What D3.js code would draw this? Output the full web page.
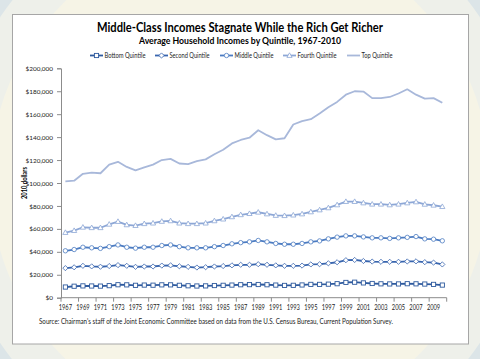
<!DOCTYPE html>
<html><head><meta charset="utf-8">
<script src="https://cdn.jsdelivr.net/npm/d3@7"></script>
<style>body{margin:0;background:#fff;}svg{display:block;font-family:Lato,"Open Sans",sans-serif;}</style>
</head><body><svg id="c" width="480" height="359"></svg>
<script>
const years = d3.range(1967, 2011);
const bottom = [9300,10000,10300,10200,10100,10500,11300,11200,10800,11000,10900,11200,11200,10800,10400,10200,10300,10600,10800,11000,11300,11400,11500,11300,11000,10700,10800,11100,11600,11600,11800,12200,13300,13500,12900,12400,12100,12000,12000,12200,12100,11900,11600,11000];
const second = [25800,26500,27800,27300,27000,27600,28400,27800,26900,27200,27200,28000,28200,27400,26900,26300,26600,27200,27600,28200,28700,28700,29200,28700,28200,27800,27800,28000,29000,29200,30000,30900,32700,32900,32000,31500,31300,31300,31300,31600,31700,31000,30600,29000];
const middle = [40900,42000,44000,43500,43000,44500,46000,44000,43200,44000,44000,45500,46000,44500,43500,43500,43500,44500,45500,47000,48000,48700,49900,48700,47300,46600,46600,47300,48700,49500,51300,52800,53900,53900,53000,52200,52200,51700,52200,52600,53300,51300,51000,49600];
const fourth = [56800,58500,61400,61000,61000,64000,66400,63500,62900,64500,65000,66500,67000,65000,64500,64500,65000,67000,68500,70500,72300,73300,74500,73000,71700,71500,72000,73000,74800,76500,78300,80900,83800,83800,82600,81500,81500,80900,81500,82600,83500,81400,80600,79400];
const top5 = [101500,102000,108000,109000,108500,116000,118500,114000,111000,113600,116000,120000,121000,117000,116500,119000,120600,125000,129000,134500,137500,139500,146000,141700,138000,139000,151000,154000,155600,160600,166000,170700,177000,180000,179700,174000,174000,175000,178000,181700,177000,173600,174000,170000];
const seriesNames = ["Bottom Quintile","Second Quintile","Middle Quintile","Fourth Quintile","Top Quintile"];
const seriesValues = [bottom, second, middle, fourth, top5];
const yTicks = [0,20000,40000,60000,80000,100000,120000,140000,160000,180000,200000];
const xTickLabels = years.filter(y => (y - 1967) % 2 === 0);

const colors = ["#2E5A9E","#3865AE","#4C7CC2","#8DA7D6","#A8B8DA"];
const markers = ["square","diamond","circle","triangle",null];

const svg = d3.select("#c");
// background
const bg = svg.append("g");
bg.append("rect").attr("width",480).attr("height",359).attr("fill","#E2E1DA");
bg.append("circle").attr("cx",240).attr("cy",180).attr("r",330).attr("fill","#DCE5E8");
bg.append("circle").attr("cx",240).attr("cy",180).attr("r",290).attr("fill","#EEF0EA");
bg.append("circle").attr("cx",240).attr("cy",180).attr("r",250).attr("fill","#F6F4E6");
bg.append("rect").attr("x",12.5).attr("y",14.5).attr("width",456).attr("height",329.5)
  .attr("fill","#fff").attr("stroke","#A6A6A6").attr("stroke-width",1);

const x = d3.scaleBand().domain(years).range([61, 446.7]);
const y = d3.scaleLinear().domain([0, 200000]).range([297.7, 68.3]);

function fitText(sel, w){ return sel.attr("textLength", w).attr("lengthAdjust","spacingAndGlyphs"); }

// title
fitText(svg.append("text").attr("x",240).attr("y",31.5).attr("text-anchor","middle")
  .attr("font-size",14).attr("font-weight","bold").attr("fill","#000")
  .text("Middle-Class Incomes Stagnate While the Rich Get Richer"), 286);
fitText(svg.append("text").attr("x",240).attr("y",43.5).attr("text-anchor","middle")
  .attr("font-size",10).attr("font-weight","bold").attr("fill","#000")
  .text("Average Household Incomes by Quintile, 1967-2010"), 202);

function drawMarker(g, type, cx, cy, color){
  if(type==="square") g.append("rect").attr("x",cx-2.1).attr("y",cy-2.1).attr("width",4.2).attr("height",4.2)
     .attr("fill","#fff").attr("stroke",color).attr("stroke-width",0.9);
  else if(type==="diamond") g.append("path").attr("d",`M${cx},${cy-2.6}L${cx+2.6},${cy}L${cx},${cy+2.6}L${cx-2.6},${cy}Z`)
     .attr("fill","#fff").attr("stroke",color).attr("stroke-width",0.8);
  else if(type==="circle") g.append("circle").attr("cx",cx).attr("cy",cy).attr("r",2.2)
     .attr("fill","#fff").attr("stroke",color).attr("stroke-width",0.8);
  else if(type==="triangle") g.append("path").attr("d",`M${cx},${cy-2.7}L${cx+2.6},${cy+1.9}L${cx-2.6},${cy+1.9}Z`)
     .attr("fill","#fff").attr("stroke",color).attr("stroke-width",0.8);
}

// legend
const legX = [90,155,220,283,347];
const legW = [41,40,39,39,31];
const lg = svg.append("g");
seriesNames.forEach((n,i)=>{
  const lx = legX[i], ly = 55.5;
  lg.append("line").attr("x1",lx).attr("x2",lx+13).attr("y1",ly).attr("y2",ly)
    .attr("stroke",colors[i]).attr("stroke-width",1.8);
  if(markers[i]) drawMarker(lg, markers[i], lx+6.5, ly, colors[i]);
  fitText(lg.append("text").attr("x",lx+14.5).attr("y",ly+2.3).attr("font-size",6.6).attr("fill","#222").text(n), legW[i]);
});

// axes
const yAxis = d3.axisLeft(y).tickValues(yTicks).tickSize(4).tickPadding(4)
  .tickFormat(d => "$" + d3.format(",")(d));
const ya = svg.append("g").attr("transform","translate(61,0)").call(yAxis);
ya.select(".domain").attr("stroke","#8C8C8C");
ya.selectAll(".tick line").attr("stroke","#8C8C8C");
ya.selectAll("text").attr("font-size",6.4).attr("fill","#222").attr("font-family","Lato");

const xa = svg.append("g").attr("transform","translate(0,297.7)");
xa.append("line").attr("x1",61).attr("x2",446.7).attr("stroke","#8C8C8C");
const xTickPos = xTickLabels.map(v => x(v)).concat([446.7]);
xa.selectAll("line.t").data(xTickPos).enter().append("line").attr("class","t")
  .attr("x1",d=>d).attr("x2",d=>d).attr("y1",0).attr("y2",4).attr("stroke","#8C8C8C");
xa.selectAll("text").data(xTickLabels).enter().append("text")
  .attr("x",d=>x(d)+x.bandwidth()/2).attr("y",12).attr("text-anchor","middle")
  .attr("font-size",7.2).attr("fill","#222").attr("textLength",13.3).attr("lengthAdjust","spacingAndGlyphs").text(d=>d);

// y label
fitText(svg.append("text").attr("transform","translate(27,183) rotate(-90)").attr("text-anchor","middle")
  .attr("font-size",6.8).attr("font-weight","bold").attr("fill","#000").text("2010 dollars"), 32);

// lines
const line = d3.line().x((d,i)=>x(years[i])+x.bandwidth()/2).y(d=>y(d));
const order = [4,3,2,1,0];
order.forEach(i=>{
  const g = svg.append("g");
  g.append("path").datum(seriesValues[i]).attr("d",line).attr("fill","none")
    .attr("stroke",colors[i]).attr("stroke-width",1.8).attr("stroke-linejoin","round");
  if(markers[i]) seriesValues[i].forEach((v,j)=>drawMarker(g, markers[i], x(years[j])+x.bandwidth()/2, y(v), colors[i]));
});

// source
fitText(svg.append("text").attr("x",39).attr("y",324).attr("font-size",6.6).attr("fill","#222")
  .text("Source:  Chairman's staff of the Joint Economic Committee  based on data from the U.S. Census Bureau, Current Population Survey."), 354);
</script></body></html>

■ **TASK OBJECTIVE**
Leave out all pictures, then copy the remaining material exactly.

■ **TASK RESULT**
What D3.js code would draw this? Output the full web page.
<!DOCTYPE html>
<html><head><meta charset="utf-8">
<script src="https://cdn.jsdelivr.net/npm/d3@7"></script>
<style>body{margin:0;background:#fff;}svg{display:block;font-family:Lato,"Open Sans",sans-serif;}</style>
</head><body><svg id="c" width="480" height="359"></svg>
<script>
const years = d3.range(1967, 2011);
const bottom = [9300,10000,10300,10200,10100,10500,11300,11200,10800,11000,10900,11200,11200,10800,10400,10200,10300,10600,10800,11000,11300,11400,11500,11300,11000,10700,10800,11100,11600,11600,11800,12200,13300,13500,12900,12400,12100,12000,12000,12200,12100,11900,11600,11000];
const second = [25800,26500,27800,27300,27000,27600,28400,27800,26900,27200,27200,28000,28200,27400,26900,26300,26600,27200,27600,28200,28700,28700,29200,28700,28200,27800,27800,28000,29000,29200,30000,30900,32700,32900,32000,31500,31300,31300,31300,31600,31700,31000,30600,29000];
const middle = [40900,42000,44000,43500,43000,44500,46000,44000,43200,44000,44000,45500,46000,44500,43500,43500,43500,44500,45500,47000,48000,48700,49900,48700,47300,46600,46600,47300,48700,49500,51300,52800,53900,53900,53000,52200,52200,51700,52200,52600,53300,51300,51000,49600];
const fourth = [56800,58500,61400,61000,61000,64000,66400,63500,62900,64500,65000,66500,67000,65000,64500,64500,65000,67000,68500,70500,72300,73300,74500,73000,71700,71500,72000,73000,74800,76500,78300,80900,83800,83800,82600,81500,81500,80900,81500,82600,83500,81400,80600,79400];
const top5 = [101500,102000,108000,109000,108500,116000,118500,114000,111000,113600,116000,120000,121000,117000,116500,119000,120600,125000,129000,134500,137500,139500,146000,141700,138000,139000,151000,154000,155600,160600,166000,170700,177000,180000,179700,174000,174000,175000,178000,181700,177000,173600,174000,170000];
const seriesNames = ["Bottom Quintile","Second Quintile","Middle Quintile","Fourth Quintile","Top Quintile"];
const seriesValues = [bottom, second, middle, fourth, top5];
const yTicks = [0,20000,40000,60000,80000,100000,120000,140000,160000,180000,200000];
const xTickLabels = years.filter(y => (y - 1967) % 2 === 0);

const colors = ["#2E5A9E","#3865AE","#4C7CC2","#8DA7D6","#A8B8DA"];
const markers = ["square","diamond","circle","triangle",null];

const svg = d3.select("#c");
// background
const bg = svg.append("g");
bg.append("rect").attr("width",480).attr("height",359).attr("fill","#E2E1DA");
bg.append("circle").attr("cx",240).attr("cy",180).attr("r",330).attr("fill","#DCE5E8");
bg.append("circle").attr("cx",240).attr("cy",180).attr("r",290).attr("fill","#EEF0EA");
bg.append("circle").attr("cx",240).attr("cy",180).attr("r",250).attr("fill","#F6F4E6");
bg.append("rect").attr("x",12.5).attr("y",14.5).attr("width",456).attr("height",329.5)
  .attr("fill","#fff").attr("stroke","#A6A6A6").attr("stroke-width",1);

const x = d3.scaleBand().domain(years).range([61, 446.7]);
const y = d3.scaleLinear().domain([0, 200000]).range([297.7, 68.3]);

function fitText(sel, w){ return sel.attr("textLength", w).attr("lengthAdjust","spacingAndGlyphs"); }

// title
fitText(svg.append("text").attr("x",240).attr("y",31.5).attr("text-anchor","middle")
  .attr("font-size",14).attr("font-weight","bold").attr("fill","#000")
  .text("Middle-Class Incomes Stagnate While the Rich Get Richer"), 286);
fitText(svg.append("text").attr("x",240).attr("y",43.5).attr("text-anchor","middle")
  .attr("font-size",10).attr("font-weight","bold").attr("fill","#000")
  .text("Average Household Incomes by Quintile, 1967-2010"), 202);

function drawMarker(g, type, cx, cy, color){
  if(type==="square") g.append("rect").attr("x",cx-2.1).attr("y",cy-2.1).attr("width",4.2).attr("height",4.2)
     .attr("fill","#fff").attr("stroke",color).attr("stroke-width",0.9);
  else if(type==="diamond") g.append("path").attr("d",`M${cx},${cy-2.6}L${cx+2.6},${cy}L${cx},${cy+2.6}L${cx-2.6},${cy}Z`)
     .attr("fill","#fff").attr("stroke",color).attr("stroke-width",0.8);
  else if(type==="circle") g.append("circle").attr("cx",cx).attr("cy",cy).attr("r",2.2)
     .attr("fill","#fff").attr("stroke",color).attr("stroke-width",0.8);
  else if(type==="triangle") g.append("path").attr("d",`M${cx},${cy-2.7}L${cx+2.6},${cy+1.9}L${cx-2.6},${cy+1.9}Z`)
     .attr("fill","#fff").attr("stroke",color).attr("stroke-width",0.8);
}

// legend
const legX = [90,155,220,283,347];
const legW = [41,40,39,39,31];
const lg = svg.append("g");
seriesNames.forEach((n,i)=>{
  const lx = legX[i], ly = 55.5;
  lg.append("line").attr("x1",lx).attr("x2",lx+13).attr("y1",ly).attr("y2",ly)
    .attr("stroke",colors[i]).attr("stroke-width",1.8);
  if(markers[i]) drawMarker(lg, markers[i], lx+6.5, ly, colors[i]);
  fitText(lg.append("text").attr("x",lx+14.5).attr("y",ly+2.3).attr("font-size",6.6).attr("fill","#222").text(n), legW[i]);
});

// axes
const yAxis = d3.axisLeft(y).tickValues(yTicks).tickSize(4).tickPadding(4)
  .tickFormat(d => "$" + d3.format(",")(d));
const ya = svg.append("g").attr("transform","translate(61,0)").call(yAxis);
ya.select(".domain").attr("stroke","#8C8C8C");
ya.selectAll(".tick line").attr("stroke","#8C8C8C");
ya.selectAll("text").attr("font-size",6.4).attr("fill","#222").attr("font-family","Lato");

const xa = svg.append("g").attr("transform","translate(0,297.7)");
xa.append("line").attr("x1",61).attr("x2",446.7).attr("stroke","#8C8C8C");
const xTickPos = xTickLabels.map(v => x(v)).concat([446.7]);
xa.selectAll("line.t").data(xTickPos).enter().append("line").attr("class","t")
  .attr("x1",d=>d).attr("x2",d=>d).attr("y1",0).attr("y2",4).attr("stroke","#8C8C8C");
xa.selectAll("text").data(xTickLabels).enter().append("text")
  .attr("x",d=>x(d)+x.bandwidth()/2).attr("y",12).attr("text-anchor","middle")
  .attr("font-size",7.2).attr("fill","#222").attr("textLength",13.3).attr("lengthAdjust","spacingAndGlyphs").text(d=>d);

// y label
fitText(svg.append("text").attr("transform","translate(27,183) rotate(-90)").attr("text-anchor","middle")
  .attr("font-size",6.8).attr("font-weight","bold").attr("fill","#000").text("2010 dollars"), 32);

// lines
const line = d3.line().x((d,i)=>x(years[i])+x.bandwidth()/2).y(d=>y(d));
const order = [4,3,2,1,0];
order.forEach(i=>{
  const g = svg.append("g");
  g.append("path").datum(seriesValues[i]).attr("d",line).attr("fill","none")
    .attr("stroke",colors[i]).attr("stroke-width",1.8).attr("stroke-linejoin","round");
  if(markers[i]) seriesValues[i].forEach((v,j)=>drawMarker(g, markers[i], x(years[j])+x.bandwidth()/2, y(v), colors[i]));
});

// source
fitText(svg.append("text").attr("x",39).attr("y",324).attr("font-size",6.6).attr("fill","#222")
  .text("Source:  Chairman's staff of the Joint Economic Committee  based on data from the U.S. Census Bureau, Current Population Survey."), 354);
</script></body></html>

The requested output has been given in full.